Sugar bush refers to a forest stand of maple trees, scientifically known as Acer saccharum, which is utilized for maple syrup. This was originally an Indigenous camp set up for several weeks each spring, beginning when the ice began to melt and ending when the tree buds began to open. At a traditional sugarbush, all the trees were hand tapped and the sap was boiled over wood fires. The Anishinaabe (Ojibwe) peoples have been doing sugarbush for generations and consider the process both a part of food and of medicine.

The tree canopy is dominated by sugar maple or black maple. Other tree species, if present, form only a small fraction of the total tree cover. In the Canadian provinces of New Brunswick, Ontario, Quebec and Nova Scotia, as well as New England and the Upper Midwest, many sugar bushes have a sugar shack where maple syrup can be bought or sampled.

The maples are tapped for their maple sap in early spring, whenever the weather has warmed so that day-time temperatures are above freezing – 0 C – while night-time temperatures remain below freezing.
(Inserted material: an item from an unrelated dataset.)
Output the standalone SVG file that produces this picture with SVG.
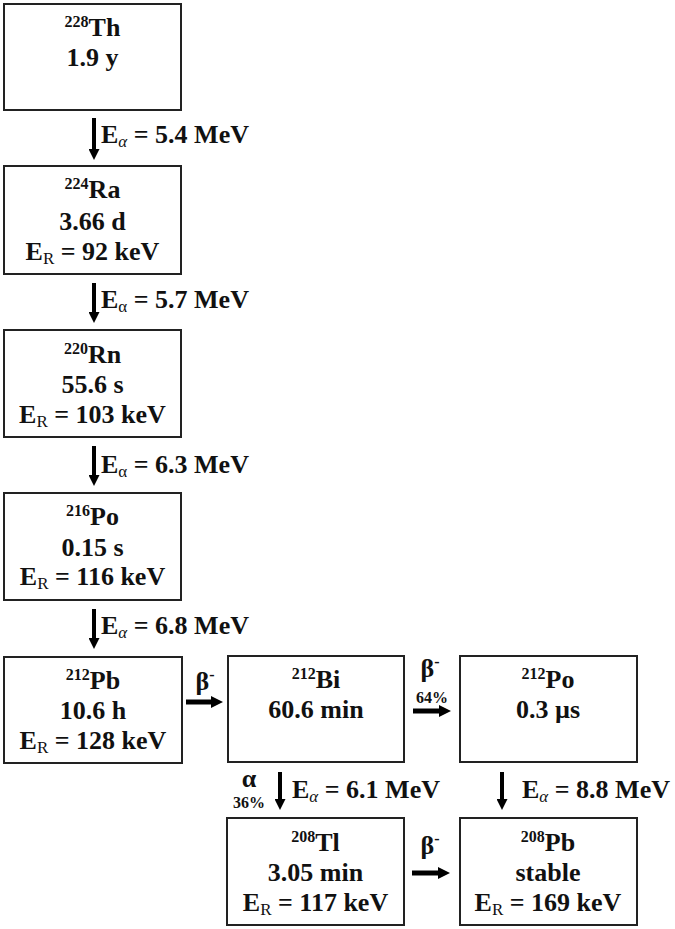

The tapping period ends when the supply of maple sap ceases, as when night-time temperatures begin to be above freezing, or when the tree produces metabolites to facilitate tree bud development (which will give syrup an off flavor)—whichever comes first. After the tapping period, some maple sugar bushes experience a profusion of spring wildflowers which take advantage of unobstructed sunlight before the maple leaves emerge. In summer, a healthy maple sugar bush is luxuriant and shady. Autumn leaves are colourful, especially on the sugar maples.